Detection and Prevention Strategies
Detection Methods
Firmware Integrity Checks: Use tools like CHIPSEC to detect unauthorized modifications to SMRAM.
Behavioral Analysis: Monitor unusual SMM handler behavior, such as excessive execution time.
Event Logging: Enable UEFI firmware logging to capture suspicious access patterns.
Mitigation Strategies
Firmware Updates: Ensure that firmware is updated with patches from hardware vendors.
SMM Memory Protection: Implement hardware-based SMM protections like Intel BIOS Guard and AMD SMM Supervisor.
Restrict Privileged Access: Minimize kernel and hypervisor privileges to reduce attack surface.
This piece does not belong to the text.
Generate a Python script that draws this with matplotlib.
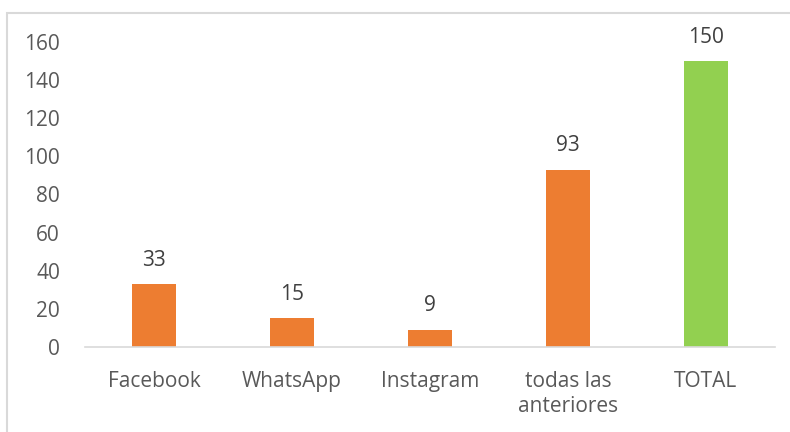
import matplotlib.pyplot as plt
from matplotlib.patches import Rectangle

categorias = ["Facebook", "WhatsApp", "Instagram", "todas las\nanteriores", "TOTAL"]
valores = [33, 15, 9, 93, 150]
colores = ["#ED7D31", "#ED7D31", "#ED7D31", "#ED7D31", "#92D050"]

plt.rcParams['font.family'] = ['Open Sans', 'DejaVu Sans']

fig = plt.figure(figsize=(7.9, 4.32), dpi=100)
ax = fig.add_axes([0.1076, 0.1968, 0.8734, 0.706])

x = range(len(categorias))
barras = ax.bar(x, valores, width=0.32, color=colores)

# etiquetas de valor encima de cada barra
for b, v in zip(barras, valores):
    ax.text(b.get_x() + b.get_width() / 2, v + 7, str(v), ha="center", va="bottom",
            fontsize=15, color="#404040")

ax.set_xlim(-0.5, len(categorias) - 0.5)
ax.set_ylim(0, 160)
ax.set_yticks(range(0, 161, 20))
ax.set_xticks(list(x))
ax.set_xticklabels(categorias, fontsize=15, color="#595959", linespacing=1.25, va="top")
ax.tick_params(axis="y", labelsize=15, labelcolor="#595959", length=0, pad=18)
ax.tick_params(axis="x", length=0, pad=17)

for lado in ["top", "right", "left"]:
    ax.spines[lado].set_visible(False)
ax.spines["bottom"].set_color("#D9D9D9")
ax.spines["bottom"].set_linewidth(1.2)

# borde del área del gráfico
fig.patches.append(Rectangle((7 / 790, -0.1), 1.2, 1 - 13 / 432 + 0.1, transform=fig.transFigure,
                             fill=False, edgecolor="#D9D9D9", linewidth=1.5))

fig.savefig("out.png", dpi=100)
Enable Secure Boot and Verified Boot: Helps prevent unauthorized firmware modifications.
Conclusion
CVE-2023-31345 poses a significant threat to system security by enabling privileged attackers to execute arbitrary code within SMM. Due to its ability to bypass traditional security mechanisms, organizations must adopt a proactive approach to firmware security by ensuring timely updates, leveraging hardware protections, and implementing behavioral monitoring tools.
For organizations managing critical infrastructure, securing the firmware layer is crucial to preventing stealthy and persistent attacks that can evade OS-level security measures.